## Set problem
Extract word for word the lines of the listing from its start to the line holding "LabelList, XAxis, YAxis", both ends kept; pictures are not part of the copy.

● ● ● ●

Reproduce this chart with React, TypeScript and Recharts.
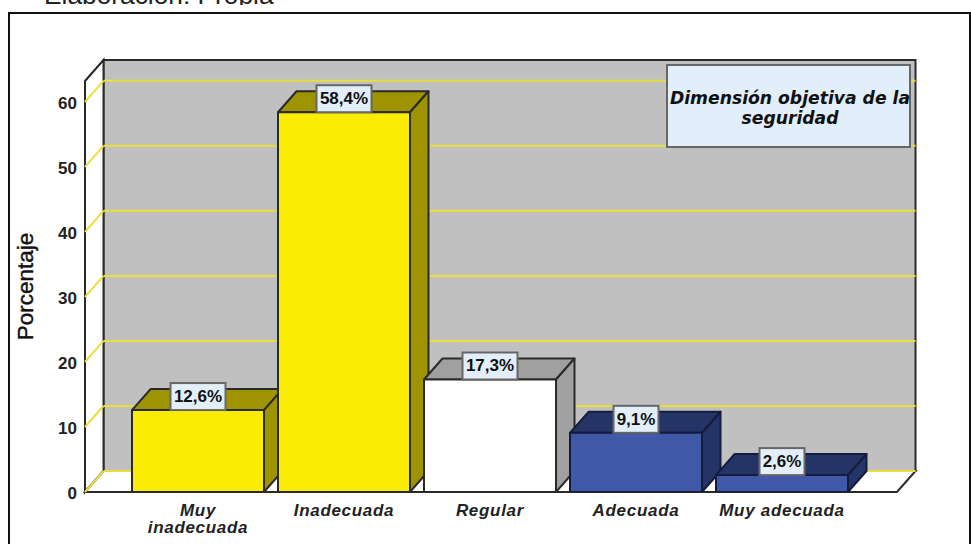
import { Bar, BarChart, CartesianGrid, LabelList, XAxis, YAxis } from "recharts";

const categories = ["Muy inadecuada", "Inadecuada", "Regular", "Adecuada", "Muy adecuada"];
const values = [12.6, 58.4, 17.3, 9.1, 2.6];
const valueLabels = ["12,6%", "58,4%", "17,3%", "9,1%", "2,6%"];
const yTicks = [0, 10, 20, 30, 40, 50, 60];
const frontFills = ["#fbec05", "#fbec05", "#ffffff", "#3f59a8", "#3f59a8"];
const sideFills = ["#9e9300", "#9e9300", "#a0a0a0", "#253466", "#253466"];

const data = categories.map((name, i) => ({ name, value: values[i] }));

const DX = 18.5;
const DY = 21;
const PLOT_LEFT = 85;
const PLOT_RIGHT = 897;
const PLOT_TOP = 81;
const PLOT_BOTTOM = 492;
const EDGE = "#2a2a2a";
const GRID = "#e9df3c";

function Bar3D(props: any) {
  const { x, y, width, height, index } = props;
  const stroke = index >= 3 ? "#141c3c" : EDGE;
  return (
    <g stroke={stroke} strokeWidth={2} strokeLinejoin="round">
      <path
        d={`M${x} ${y} L${x + DX} ${y - DY} H${x + width + DX} L${x + width} ${y} Z`}
        fill={sideFills[index]}
      />
      <path
        d={`M${x + width} ${y} L${x + width + DX} ${y - DY} V${y + height - DY} L${x + width} ${y + height} Z`}
        fill={sideFills[index]}
      />
      <rect x={x} y={y} width={width} height={height} fill={frontFills[index]} />
    </g>
  );
}

function ValueLabel(props: any) {
  const { x, y, width, index } = props;
  const text = valueLabels[index];
  const boxW = text.length > 4 ? 55 : 45;
  const cx = x + width / 2;
  return (
    <g>
      <rect x={cx - boxW / 2} y={y - 27} width={boxW} height={27} fill="#e3eefb" stroke="#666" strokeWidth={2} />
      <text x={cx} y={y - 8} textAnchor="middle" fontFamily="Liberation Sans" fontWeight="bold" fontSize={17} fill="#111">
        {text}
      </text>
    </g>
  );
}

// side wall diagonal plus the line along the back wall
function GridLine3D(props: any) {
  const { x1, y1, x2 } = props;
  return (
    <g stroke={GRID} strokeWidth={2} fill="none">
      <line x1={x1} y1={y1} x2={x1 + DX} y2={y1 - DY} />
      <line x1={x1 + DX} y1={y1 - DY} x2={x2 + DX} y2={y1 - DY} />
    </g>
  );
}

function YTick(props: any) {
  const { y, payload } = props;
  return (
    <text x={77} y={y + 7} textAnchor="end" fontFamily="Liberation Sans" fontWeight="bold" fontSize={17} fill="#222">
      {payload.value}
    </text>
  );
}

function XTick(props: any) {
  const { x, y, payload } = props;
  const lines = payload.value === "Muy inadecuada" ? ["Muy", "inadecuada"] : [payload.value];
  return (
    <text
      x={x}
      y={y + 18}
      textAnchor="middle"
      fontFamily="Liberation Sans"
      fontWeight="bold"
      fontStyle="italic"
      fontSize={17}
      letterSpacing={0.7}
      fill="#222"
    >
      {lines.map((line: string, i: number) => (
        <tspan key={line} x={x} dy={i === 0 ? 0 : 17}>
          {line}
        </tspan>
      ))}
    </text>
  );
}

// frame and box walls sit in their own svg behind the chart, the grid has to paint over them
function Backdrop() {
  return (
    <svg width={971} height={544} style={{ position: "absolute", left: 0, top: 0 }}>
      <text x={44} y={4} fontFamily="Liberation Sans" fontSize={26.3} fill="#222">
        Elaboración: Propia
      </text>
      <rect x={0} y={5} width={971} height={8} fill="#fff" />
      <rect x={9} y={13} width={961} height={540} fill="#fff" stroke="#111" strokeWidth={2} />
      <rect
        x={PLOT_LEFT + DX}
        y={PLOT_TOP - DY}
        width={PLOT_RIGHT - PLOT_LEFT}
        height={PLOT_BOTTOM - PLOT_TOP}
        fill="#c0c0c0"
        stroke={EDGE}
        strokeWidth={2}
      />
      <path
        d={`M${PLOT_LEFT} ${PLOT_TOP} L${PLOT_LEFT + DX} ${PLOT_TOP - DY} V${PLOT_BOTTOM - DY} L${PLOT_LEFT} ${PLOT_BOTTOM} Z`}
        fill="#fff"
        stroke={EDGE}
        strokeWidth={2}
      />
      <path
        d={`M${PLOT_LEFT} ${PLOT_BOTTOM} L${PLOT_LEFT + DX} ${PLOT_BOTTOM - DY} H${PLOT_RIGHT + DX} L${PLOT_RIGHT} ${PLOT_BOTTOM} Z`}
        fill="#fff"
        stroke={EDGE}
        strokeWidth={2}
      />
    </svg>
  );
}

export default function App() {
  return (
    <div style={{ position: "absolute", left: 0, top: 0, width: 971, height: 544, background: "#fff" }}>
      <Backdrop />
      <div style={{ position: "absolute", left: 0, top: 0 }}>
        <BarChart
          width={971}
          height={544}
          data={data}
          margin={{ top: PLOT_TOP, right: 971 - PLOT_RIGHT, bottom: 0, left: 0 }}
          barSize={132}
        >
          <CartesianGrid
            vertical={false}
            horizontal={<GridLine3D />}
            horizontalValues={yTicks}
            syncWithTicks
            stroke={GRID}
          />
          <YAxis
            width={PLOT_LEFT}
            domain={[0, 63.2]}
            ticks={yTicks}
            allowDataOverflow
            axisLine={false}
            tickLine={false}
            tick={<YTick />}
            label={{
              value: "Porcentaje",
              angle: -90,
              position: "insideLeft",
              offset: 25,
              style: { fontFamily: "Liberation Sans", fontSize: 22.5, fill: "#111", stroke: "#111", strokeWidth: 0.4, textAnchor: "middle" },
            }}
          />
          <XAxis
            dataKey="name"
            interval={0}
            height={544 - PLOT_BOTTOM}
            padding={{ left: 40, right: 42 }}
            axisLine={false}
            tickLine={false}
            tick={<XTick />}
            tickMargin={0}
          />
          <Bar dataKey="value" isAnimationActive={false} shape={<Bar3D />}>
            <LabelList dataKey="value" content={<ValueLabel />} />
          </Bar>

          <rect x={667} y={65} width={243} height={82} fill="#e3eefb" stroke="#666" strokeWidth={2} />
          <text x={790} y={104} textAnchor="middle" fontFamily="DejaVu Sans" fontWeight="bold" fontStyle="italic" fontSize={17.2} fill="#111">
            Dimensión objetiva de la
          </text>
          <text x={790} y={124} textAnchor="middle" fontFamily="DejaVu Sans" fontWeight="bold" fontStyle="italic" fontSize={17.2} fill="#111">
            seguridad
          </text>
        </BarChart>
      </div>
    </div>
  );
}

● ● ● ●

## Solution for this exercise
Reproduce this chart with React, TypeScript and Recharts.
import { Bar, BarChart, CartesianGrid, LabelList, XAxis, YAxis } from "recharts";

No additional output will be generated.